El segundo era que la Unasur nacía bajo un impulso demasiado marcado por el izquierdismo neojacobino, y un peso exagerado y vistoso de Brasil, que iba de la mano con los negocios que explotaron después. Se trataba entonces de un proyecto ambicioso, pero desequilibrado e incompleto.
Durante la reunión hubo un incidente que mostró claramente cómo venía la mano.
El acrónimo que se proponía para la organización era CASA, no recuerdo bien cómo se conseguía.
Michelle Bachelet tomó la palabra para señalar su aprecio por la sigla, argumentando que le daba un tono cálido y unitario, pero fue interrumpida por un Chávez que apenas podía contener su irritación, diciéndole algo así como "Michelle, tú me vas a perdonar, pero no podemos ponerle CASA. Estamos creando una organización para enfrentar al imperio y tú a un corcel de guerra no le puedes llamar Rosita, con el perdón de las Rositas; CASA no sirve".
La ruda intervención dejó a todos perplejos, pues el acuerdo lo habían tomado los cancilleres. Bachelet, estupefacta; Evo, sin conducta; Lula, molesto.
Pasó el tiempo, el período de bonanza concluyó y se abrieron crisis, escándalos y cambios políticos abruptos y opuestos, la Venezuela de Maduro terminó autodestruyéndose. Unasur perdió prestigio y se transformó en un sarcófago.
Tiene razón el Presidente Piñera en señalar que Unasur no puede seguir y que la dictadura en Venezuela debe terminar. Pero creo que no apunta bien en cómo proceder en uno y otro caso.
No es una buena idea la de reemplazar atolondradamente Unasur por Prosur, manteniendo la ausencia de México y cambiando el signo ideológico por su contrario.
Mejor es esperar un panorama regional más calmo para construir una estructura, por cierto democrática, pero capaz de perdurar en el tiempo, de establecer una agenda capaz de resistir la diversidad política y que sea capaz de insertarnos con éxito en la realidad global.
Lo mismo vale para Venezuela. Es necesario contribuir a que esa pesadilla antidemocrática concluya. El tema es cómo hacer dicho aporte.
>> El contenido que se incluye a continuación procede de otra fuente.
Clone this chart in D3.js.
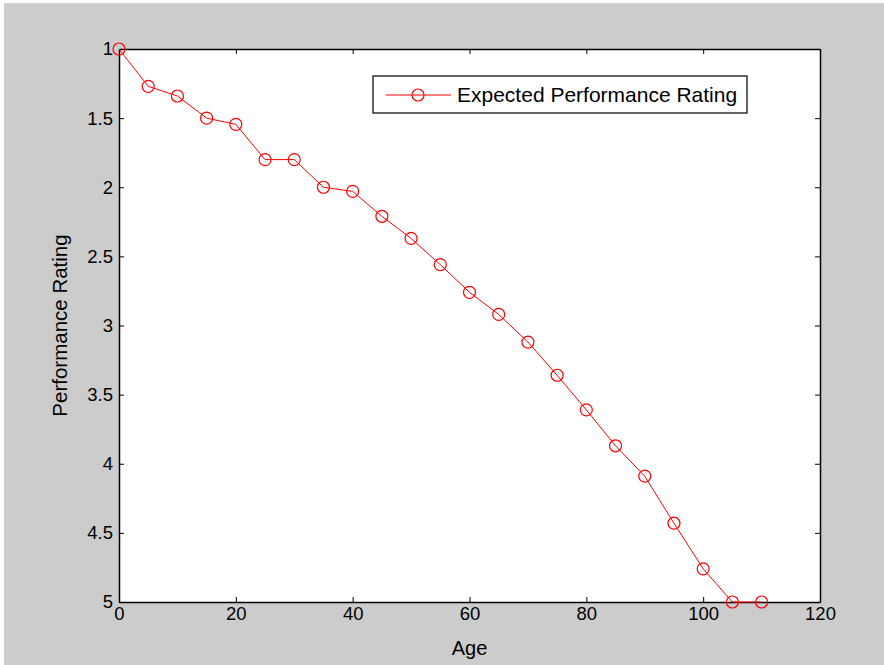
<!DOCTYPE html>
<html lang="en">
<head>
<meta charset="utf-8">
<title>Expected Performance Rating</title>
<script src="https://cdn.jsdelivr.net/npm/d3@7"></script>
<style>
body { margin:0; background:#fff; }
svg { display:block; font-family:'Liberation Sans', Arial, sans-serif; }
.axis text { font-size:18.5px; fill:#000; }
.axis path, .axis line { stroke:#000; }
</style>
</head>
<body>
<svg width="884" height="665"></svg>
<script>
// values
var ages = [0, 5, 10, 15, 20, 25, 30, 35, 40, 45, 50, 55, 60, 65, 70, 75, 80, 85, 90, 95, 100, 105, 110];
var rating = [1.0, 1.27, 1.34, 1.5, 1.545, 1.8, 1.8, 2.0, 2.03, 2.21, 2.37, 2.56, 2.76, 2.92, 3.12, 3.36, 3.61, 3.87, 4.09, 4.43, 4.76, 5.0, 5.0];
var xTicks = [0, 20, 40, 60, 80, 100, 120];
var yTicks = [1, 1.5, 2, 2.5, 3, 3.5, 4, 4.5, 5];
var seriesName = "Expected Performance Rating";

var svg = d3.select("svg");
var margin = {top: 49, right: 64, bottom: 63, left: 119};
var width = 884 - margin.left - margin.right,
    height = 665 - margin.top - margin.bottom;

svg.append("rect").attr("x", 4).attr("y", 3).attr("width", 880).attr("height", 662).attr("fill", "#cccccc");

var g = svg.append("g").attr("transform", "translate(" + margin.left + "," + margin.top + ")");

var x = d3.scaleLinear().domain([0, 120]).range([0, width]);
var y = d3.scaleLinear().domain([1, 5]).range([0, height]);

g.append("rect").attr("width", width).attr("height", height).attr("fill", "#fff");

// inward ticks on all four sides, MATLAB style
var fmt = function(d) { return String(d); };
g.append("g").attr("class", "axis").attr("transform", "translate(0," + height + ")")
  .call(d3.axisBottom(x).tickValues(xTicks).tickFormat(fmt).tickSizeInner(-5).tickSizeOuter(0).tickPadding(5));
g.append("g").attr("class", "axis")
  .call(d3.axisTop(x).tickValues(xTicks).tickFormat("").tickSizeInner(-5).tickSizeOuter(0));
g.append("g").attr("class", "axis")
  .call(d3.axisLeft(y).tickValues(yTicks).tickFormat(fmt).tickSizeInner(-5).tickSizeOuter(0).tickPadding(6));
g.append("g").attr("class", "axis").attr("transform", "translate(" + width + ",0)")
  .call(d3.axisRight(y).tickValues(yTicks).tickFormat("").tickSizeInner(-5).tickSizeOuter(0));

g.selectAll(".axis path").attr("stroke-width", 1.5);

var pts = ages.map(function(a, i) { return [a, rating[i]]; });

g.append("path").datum(pts)
  .attr("fill", "none").attr("stroke", "#ff0000").attr("stroke-width", 1)
  .attr("d", d3.line().x(function(d) { return x(d[0]); }).y(function(d) { return y(d[1]); }));

g.selectAll("circle.pt").data(pts).enter().append("circle")
  .attr("class", "pt")
  .attr("cx", function(d) { return x(d[0]); })
  .attr("cy", function(d) { return y(d[1]); })
  .attr("r", 6)
  .attr("fill", "none").attr("stroke", "#ff0000").attr("stroke-width", 1.2);

// axis labels
svg.append("text").attr("x", margin.left + width / 2).attr("y", 655)
  .attr("text-anchor", "middle").style("font-size", "20px").text("Age");
svg.append("text").attr("transform", "translate(67," + (margin.top + height / 2) + ") rotate(-90)")
  .attr("text-anchor", "middle").style("font-size", "20.5px").text("Performance Rating");

// legend
var lg = svg.append("g").attr("transform", "translate(373,76)");
lg.append("rect").attr("width", 374).attr("height", 37).attr("fill", "#fff").attr("stroke", "#000").attr("stroke-width", 1.2);
lg.append("line").attr("x1", 13).attr("x2", 78).attr("y1", 19).attr("y2", 19).attr("stroke", "#ff0000");
lg.append("circle").attr("cx", 45).attr("cy", 19).attr("r", 6).attr("fill", "none").attr("stroke", "#ff0000").attr("stroke-width", 1.2);
lg.append("text").attr("x", 84).attr("y", 26).style("font-size", "21px").text(seriesName);
</script>
</body>
</html>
Por cierto, no es a través del inmovilismo, como algunos quisieran, en nombre de una tradición que no ha existido nunca.
En la historia de Chile, los actos de liderazgos internacionales de los presidentes se han hecho de manera firme y concluyente, pero poco bullanguera. Así fue la posición de Eduardo Frei Montalva frente a la invasión norteamericana de República Dominicana en 1965 y a la negativa de apoyar la invasión de Irak de Ricardo Lagos en 2003.
Los presidentes de Chile no son activistas, no andan de un lado para otro jugando roles inciertos, porque deben pensar en el papel de largo plazo del país en los asuntos internacionales.
No se trata de aparecer de manera azogada frente a las cámaras, se trata de ser eficientes para lograr el regreso de la democracia en Venezuela sin invasión militar ni guerra civil, y para ello es necesario tener un fuerte ascendiente político e intelectual en la arena internacional.
Ojalá los errores que se cometieron en el pasado en una dirección no se vuelvan a cometer en la dirección contraria.